日本における少子高齢化が深刻です。2023年9月に発表された令和4年の人口動態統計によると、令和4年の合計特殊出生率は1.26で過去最低、出生数も770,759人と、7年連続で減少となりました。国も地方自治体も少子高齢化対策を優先課題とし、積極的に取り組んでいます。
生命保険料控除の拡大と東京都運営のマッチングサイトの印象の違い
今回ほぼタイミングを同じくして、国(政府・与党)は子育て世帯における生命保険料控除の拡大を打ち出し、一方の東京都は婚姻数の増加を目的として、行政が独自のマッチングアプリを2024年に提供開始するというニュースがそれぞれ報じられました。東京都の取り組みは18歳以上で東京都内に在住、または在勤・在学の男女が利用できる仕組みのようです。実際の運営はノウハウを蓄積した専門業者が請け負う方向性となっています。
筆者は当初、どちらも否定意見が目立つことになるだろうと実感しました。生命保険料の控除拡大は生命保険会社の売上を促進する結果となり、マッチングアプリは民間のサービサーが運営業務を独占できることになるためです。〇〇の売上が上がるだけでは!という意見が目立つのではと懸念しました。
ただ、意外にも2つの施策は異なる受け止め方がされています。前者が特定の業界への恩恵を目的としているという意見が目立つ一方、後者は民間のマッチングサービスが印象として及ばない「信頼感」を担保しているのではという評価があるためです。
どの程度の「独身証明書」を必須とできるかが鍵か
前提として国と東京都に対する支持率の違いは考慮しなければなりません。低支持率にあえぐ政府と、比較的落ち着いている東京都では施策に対する物差しが異なるため、同じ定規では測れないものです。

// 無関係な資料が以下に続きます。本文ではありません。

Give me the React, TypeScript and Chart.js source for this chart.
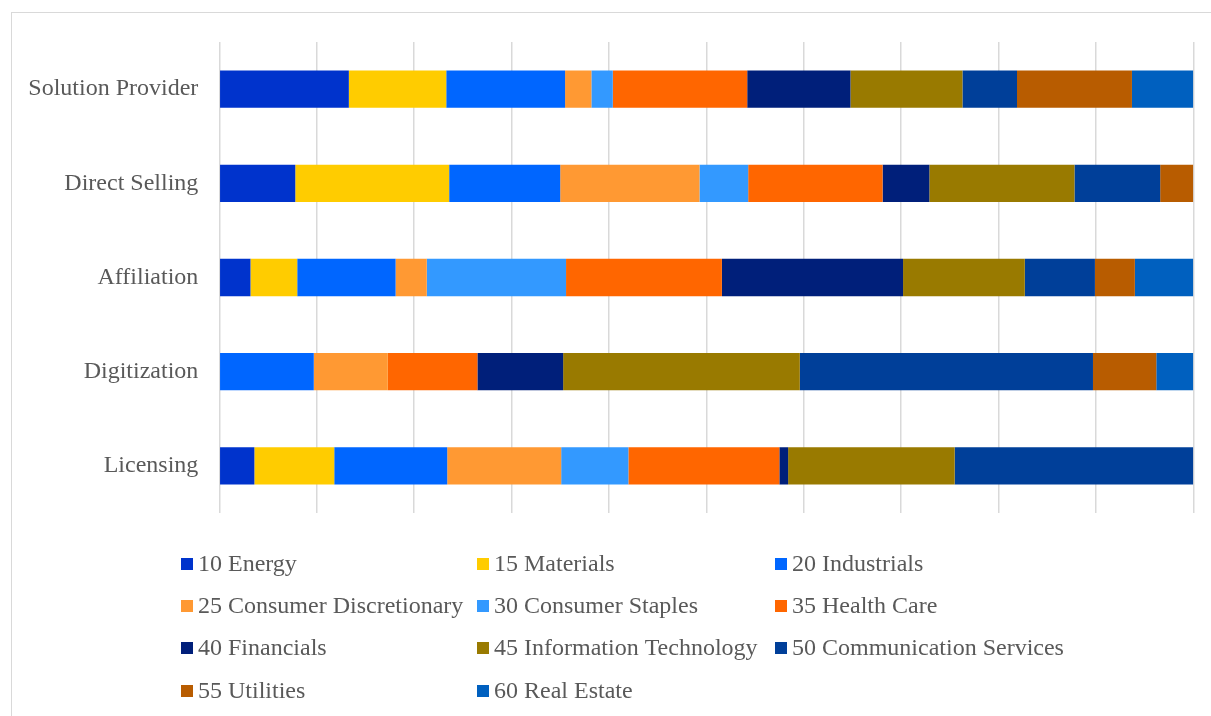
import React, { useEffect, useRef } from "react";
import { Chart, registerables } from "chart.js";

Chart.register(...registerables);

// Sales channels, top to bottom
const categories = ["Solution Provider", "Direct Selling", "Affiliation", "Digitization", "Licensing"];

// Share of each GICS sector per channel (percent of the bar)
const energy = [13.3, 7.8, 3.2, 0, 3.6];
const materials = [10.0, 15.8, 4.8, 0, 8.2];
const industrials = [12.2, 11.4, 10.1, 9.7, 11.6];
const consumerDiscretionary = [2.7, 14.3, 3.2, 7.6, 11.7];
const consumerStaples = [2.2, 5.0, 14.3, 0, 6.9];
const healthCare = [13.8, 13.8, 16.0, 9.2, 15.5];
const financials = [10.6, 4.8, 18.6, 8.8, 0.9];
const informationTechnology = [11.5, 14.9, 12.5, 24.3, 17.1];
const communicationServices = [5.6, 8.8, 7.2, 30.1, 24.5];
const utilities = [11.8, 3.4, 4.1, 6.5, 0];
const realEstate = [6.3, 0, 6.0, 3.8, 0];

const seriesNames = [
  "10 Energy",
  "15 Materials",
  "20 Industrials",
  "25 Consumer Discretionary",
  "30 Consumer Staples",
  "35 Health Care",
  "40 Financials",
  "45 Information Technology",
  "50 Communication Services",
  "55 Utilities",
  "60 Real Estate",
];

const seriesValues = [
  energy,
  materials,
  industrials,
  consumerDiscretionary,
  consumerStaples,
  healthCare,
  financials,
  informationTechnology,
  communicationServices,
  utilities,
  realEstate,
];

const seriesColors = [
  "#0033CC",
  "#FFCC00",
  "#0066FF",
  "#FF9933",
  "#3399FF",
  "#FF6600",
  "#001F7A",
  "#997A00",
  "#003F99",
  "#B85C00",
  "#0060BF",
];

const FONT = "'Liberation Serif', 'Times New Roman', serif";
const TEXT_COLOR = "#595959";

// Legend drawn as a fixed three-column grid below the plot
const gridLegend = {
  id: "gridLegend",
  afterDraw(chart: any) {
    const ctx = chart.ctx;
    const colX = [181, 477, 775];
    const rowY = [564, 606, 648, 691];
    const box = 12;
    ctx.save();
    ctx.font = `24px ${FONT}`;
    ctx.textBaseline = "middle";
    ctx.textAlign = "left";
    chart.data.datasets.forEach((ds: any, i: number) => {
      const col = i % 3;
      const row = Math.floor(i / 3);
      const x = colX[col];
      const y = rowY[row];
      ctx.fillStyle = ds.backgroundColor;
      ctx.fillRect(x, y - box / 2, box, box);
      ctx.fillStyle = TEXT_COLOR;
      ctx.fillText(ds.label, x + 17, y + 1);
    });
    ctx.restore();
  },
};

export default function App() {
  const canvasRef = useRef<HTMLCanvasElement | null>(null);

  useEffect(() => {
    if (!canvasRef.current) return;
    const chart = new Chart(canvasRef.current, {
      type: "bar",
      data: {
        labels: categories,
        datasets: seriesNames.map((name, i) => ({
          label: name,
          data: seriesValues[i],
          backgroundColor: seriesColors[i],
          borderWidth: 0,
          barPercentage: 0.396,
          categoryPercentage: 1,
        })),
      },
      options: {
        indexAxis: "y",
        animation: false,
        responsive: true,
        maintainAspectRatio: false,
        layout: { padding: { left: 0, top: 42, right: 17.7, bottom: 203 } },
        plugins: {
          legend: { display: false },
          tooltip: { enabled: false },
        },
        scales: {
          x: {
            stacked: true,
            min: 0,
            max: 100,
            ticks: { display: false, stepSize: 10 },
            grid: { color: "#d9d9d9", lineWidth: 1.5, drawTicks: false, tickLength: 0 },
            border: { display: false },
            afterFit(scale: any) {
              scale.height = 0;
            },
          },
          y: {
            stacked: true,
            grid: { display: false, drawTicks: false, tickLength: 0 },
            border: { display: false },
            ticks: {
              color: TEXT_COLOR,
              padding: 21,
              font: { family: FONT, size: 24 },
            },
            afterFit(scale: any) {
              scale.width = 219.3;
            },
          },
        },
      },
      plugins: [gridLegend],
    });
    return () => chart.destroy();
  }, []);

  return (
    <div
      style={{
        position: "fixed",
        left: 0,
        top: 0,
        width: 1211,
        height: 716,
        overflow: "hidden",
        background: "#ffffff",
      }}
    >
      <div
        style={{
          position: "absolute",
          left: 11,
          top: 12,
          width: 1300,
          height: 800,
          border: "1px solid #d9d9d9",
        }}
      />
      <div style={{ position: "absolute", left: 0, top: 0, width: 1211, height: 716 }}>
        <canvas ref={canvasRef} />
      </div>
    </div>
  );
}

それを前提として考察すると、東京都のマッチングアプリをめぐる肯定的な意見は、民間の業者が出すサービスの欠点を補完するのでは?と期待されているものといえます。
マッチングアプリサービスの向き合う本人証明のハードル
民間のマッチングサービスが最も懸念しているのは既婚者の利用です。各社のサービスで本人確認が行われているため、未成年者や年齢詐称のリスクはありません(他人の免許証提示などの悪質なものは考えないものとします)。ただ、その利用者が本当に独身かを判断することはできません。強いてできるのは、利用者の氏名をSNSで調べ、本当に既婚者ではないのかチェックをするぐらいでしょう。

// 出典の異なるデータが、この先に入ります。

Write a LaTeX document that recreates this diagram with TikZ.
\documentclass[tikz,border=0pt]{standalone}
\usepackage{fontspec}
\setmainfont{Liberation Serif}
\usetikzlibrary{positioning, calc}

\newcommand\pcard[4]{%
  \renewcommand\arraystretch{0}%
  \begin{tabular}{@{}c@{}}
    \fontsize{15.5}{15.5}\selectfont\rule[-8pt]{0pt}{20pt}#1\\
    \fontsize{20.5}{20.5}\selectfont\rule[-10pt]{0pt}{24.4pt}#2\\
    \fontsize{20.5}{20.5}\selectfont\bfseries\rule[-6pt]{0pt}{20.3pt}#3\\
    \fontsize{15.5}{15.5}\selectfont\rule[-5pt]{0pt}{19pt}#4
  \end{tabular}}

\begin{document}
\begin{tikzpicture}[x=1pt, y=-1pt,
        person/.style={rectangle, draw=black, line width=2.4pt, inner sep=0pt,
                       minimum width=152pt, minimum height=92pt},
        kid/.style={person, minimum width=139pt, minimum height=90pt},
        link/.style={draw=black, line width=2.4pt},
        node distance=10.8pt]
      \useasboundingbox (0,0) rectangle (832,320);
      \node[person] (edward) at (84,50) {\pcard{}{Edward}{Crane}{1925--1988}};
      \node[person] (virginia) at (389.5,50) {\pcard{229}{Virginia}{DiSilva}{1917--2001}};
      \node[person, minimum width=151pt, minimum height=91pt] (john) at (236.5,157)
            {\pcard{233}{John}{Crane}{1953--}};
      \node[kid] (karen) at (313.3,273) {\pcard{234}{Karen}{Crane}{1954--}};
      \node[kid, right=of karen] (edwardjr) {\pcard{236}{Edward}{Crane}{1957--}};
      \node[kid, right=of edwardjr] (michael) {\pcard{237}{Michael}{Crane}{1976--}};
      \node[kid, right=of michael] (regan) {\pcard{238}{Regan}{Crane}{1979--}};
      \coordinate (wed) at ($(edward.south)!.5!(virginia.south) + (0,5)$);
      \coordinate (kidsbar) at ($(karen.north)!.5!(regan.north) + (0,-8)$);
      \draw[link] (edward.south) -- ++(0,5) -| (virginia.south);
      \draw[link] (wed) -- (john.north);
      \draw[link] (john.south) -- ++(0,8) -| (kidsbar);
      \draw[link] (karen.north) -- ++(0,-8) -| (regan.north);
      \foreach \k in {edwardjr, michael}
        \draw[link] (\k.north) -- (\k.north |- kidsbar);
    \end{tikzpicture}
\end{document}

今回、東京都のマッチングアプリが評価されているのは、独身証明書の義務化です。行政が独身であることを証明することができれば、少なくとも既婚者が紛れ込むリスクは著しく少なくなります。更に波及効果として勧誘、身体の関係のみを目的とした利用などのリスクも減ることでしょう。問題は、独身証明書がどの程度のものを必須とするかです。
戸籍による独身証明か、単なる自己申告か
たとえば独身証明に戸籍の提出を必須とするサービスが実現できたとしましょう。ほとんどの既婚者は配偶者と戸籍で繋がっているため、嘘の申告はできません。問題は2023年現在、戸籍は本籍地まで取りにいかなければならないことです。マッチングアプリを利用するのに、現居住地とは離れているところに取りに行くという動機がどこまで生まれるかは不透明です。利用者数を抑制することにも繋がります。
マイナンバーカードによって最寄りのコンビニエンスストアでも取得できる住民票では、既婚・未婚の判別はできません。やはり戸籍を取りに行く必要があります。現在、日常生活で戸籍を意識するのは結婚時か、相続の時と限定的です。ここにマッチングアプリの利用という、明らかに異質なものを組み込むことができるか、東京都の実行力が試されるのではないでしょうか。
なお、ハードルを思い切り下げて自己申告とした場合、公的なマッチングアプリに期待する本人証明を期待することは難しくなります。ユーザビリティを追求する民間サービスのなかで、埋没する危険性すら高いものといえるでしょう。今回はスタート時点から民間に委託することが決まっているため、あまり本人確認に労力がかけられず、「東京都が作成したサービスだから安心でしょ!」という力技で提供されるような気もします。残念ながら、昨今のアプリユーザーはそこまで単純ではないどころか、各社のサービスを徹底的に吟味するシビアな視点の持ち主です。
今回はマッチングアプリですが、今後は様々な形で行政が社会課題の解決を掲げ、ノウハウを蓄積した民間業者が代行する形が増えていくことでしょう。ただ、行政だからこそできる点、もとい行政だからこそ必ず実装しなければならない点を見逃して、最初だけ話題となるサービスとなって欲しくはないと思います。今回のマッチングアプリは、2024年度に提供を開始します。